Thursday, November 20, 2014

When things go wrong in Guatemala.

This is what sometimes happens when Mayan babies see white people for the first time. They express their fear at a fundamental level; vocal and raw and real. 
Manuela didn't mind. You can see it in her face. In fact, she is delighted that her baby brother was upset, because one of the things she feels good at is comforting and loving on babies. It is what she knows. Her mother has had many children, and Manuela is the helper. This sweet girl is doing what she does best. 

We think we are at our personal best as an organization when we are helping abandoned women get a better foundation for living a life of capability. For us, that means helping them with food staples, land ownership and educating their children. After a few years of demonstrating their determination to help themselves, we step in with a donated house and micro business assistance. We just finished building our 20th donated house, and for such a tiny organization that is a big number. It is all done with sweat equity..long hours of networking, computing, earning money to donate to our own organization or making crafts to raise funds.
When things don't go as we expected, as they didn't this week, we start to feel like this toddler; raw with emotion because darn it, this is what we are good at, even if what we want to give isn't what the receiver wants to get. 

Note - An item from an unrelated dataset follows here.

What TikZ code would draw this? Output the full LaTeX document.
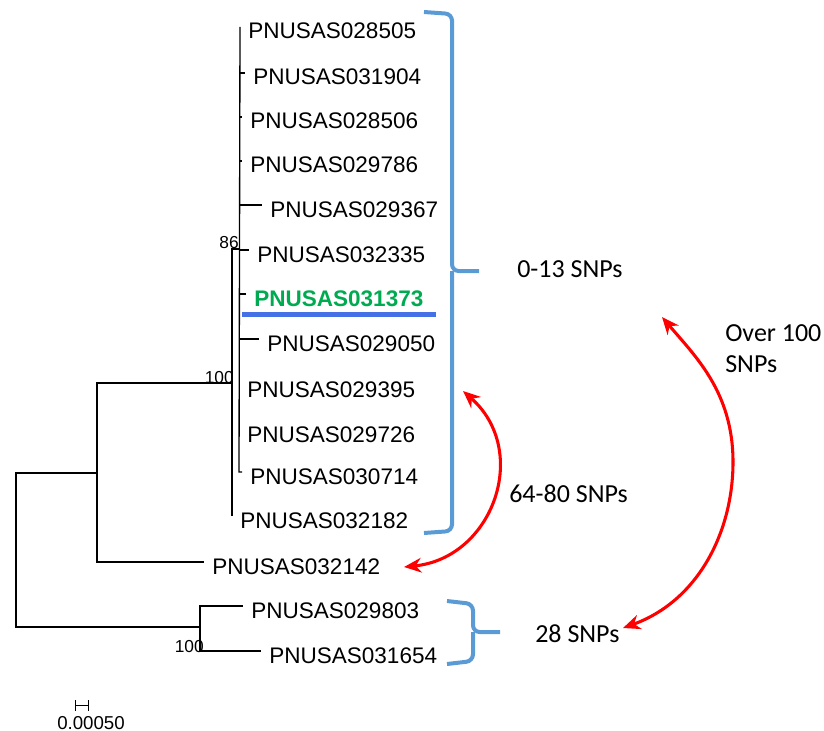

 And when the receiver, in this case a mother who has been in our program since the beginning, uses our gift for financial gain, we feel exceptionally used. Our donated houses are meant for our clients to live in, not to barter off against a loan.
 And therein lies the problem. As a nonprofit humanitarian organization, we can sometimes think we know best. Measuring life by our American standards can be and often is a crucial mistake when "helping" someone. Parents eventually learn this as their children reach young adulthood. Humans learn it by our third decade of life, if we follow emotional growth guidelines. Nonprofit organizations need to learn it on the day of inception, or the consequences are costly, both in staff resources and financially.
  We will do what this toddler did, and get over ourselves eventually. We will pick up and dust off and give into the idea that being taken advantage of isn't new to this world; some of the earliest stories of mankind are about deceit and disadvantage. Our organization will come out stronger for this issue, just as a good toddler tantrum pulls oxygen into the lungs. 
It comes with the territory. Working with the extremely disadvantaged sometimes means that they are experts in turning a situation into something selfishly beneficial. We can consider this trait to be a positive life skill, change our perception, legally strengthen our program and move on from here. 
What we can't do is turn away from children like Daniel (above), whose only real fear is of hunger and another night sleeping on a wet muddy floor. He didn't cry when he saw us, he was too hungry to think much about our visit. His mother is the next one on our list for a donated house, and we are counting the days until we can give Daniel a bed with blankets to sleep on, and food to eat. His future looks brighter because a couple in Colorado decided to believe in good, and hope, and making the world a better place. 
We choose to stand with them in their perspective.One wrong in Guatemala will not erase all of our rights.